8. Support Becomes a System, Not a Person

At small scale:

  • Support is the founder

  • Responses are personal

  • Fixes are immediate

At 100,000 users:

  • Support volume is constant

  • Issues repeat

  • Response time matters

You need:

  • Triage processes

  • Internal tools

  • Clear ownership between support and engineering

A good support system becomes a feedback engine, not a cost center.

9. The Team Must Change—or the Product Will Stall

A single engineer can’t scale to 100,000 users.

What changes:

  • Knowledge must be documented

  • Code reviews become mandatory

  • Standards matter

You move from:

  • “Who wrote this?”
    To:

  • “Anyone should be able to maintain this.”

This is where:

  • Onboarding matters

  • Internal tooling matters

  • Communication matters

Culture becomes infrastructure.

10. Decision-Making Slows—By Design

Early-stage teams move fast because decisions are cheap.

At scale:

  • Decisions affect thousands of users

  • Rollbacks are expensive

  • Mistakes are public

This forces:

  • Design reviews

  • Risk assessments

  • Phased rollouts

Speed doesn’t disappear—it becomes controlled.

11. What Doesn’t Change (But Feels Like It Should)

Some things remain surprisingly constant:

  • Users still want simple experiences

  • Bugs are still frustrating

  • Trust is still fragile

Scaling doesn’t excuse complexity.

In fact, the best large systems feel small.

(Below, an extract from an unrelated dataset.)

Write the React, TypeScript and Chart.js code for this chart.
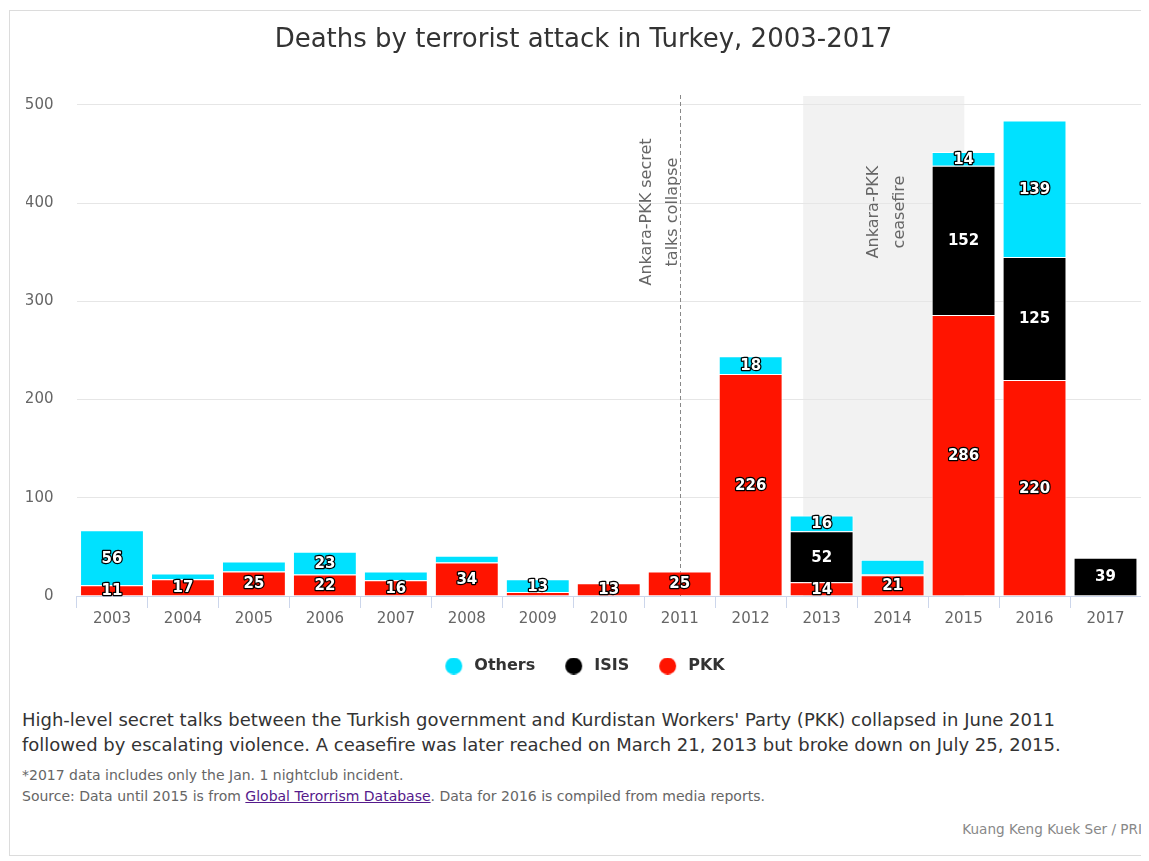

Final Thoughts: Scaling Is a Mindset Shift

Scaling from 100 to 100,000 users isn’t about rewriting everything.

It’s about:

  • Anticipating failure

  • Reducing uncertainty

  • Designing for humans—not just machines

Most importantly, it’s about knowing when to change.

Build fast early.
Build carefully later.

And remember:

The systems that get you to 100 users are rarely the systems that keep you at 100,000.

If you’re in the middle of this transition, you’re not behind—you’re exactly where real products are made.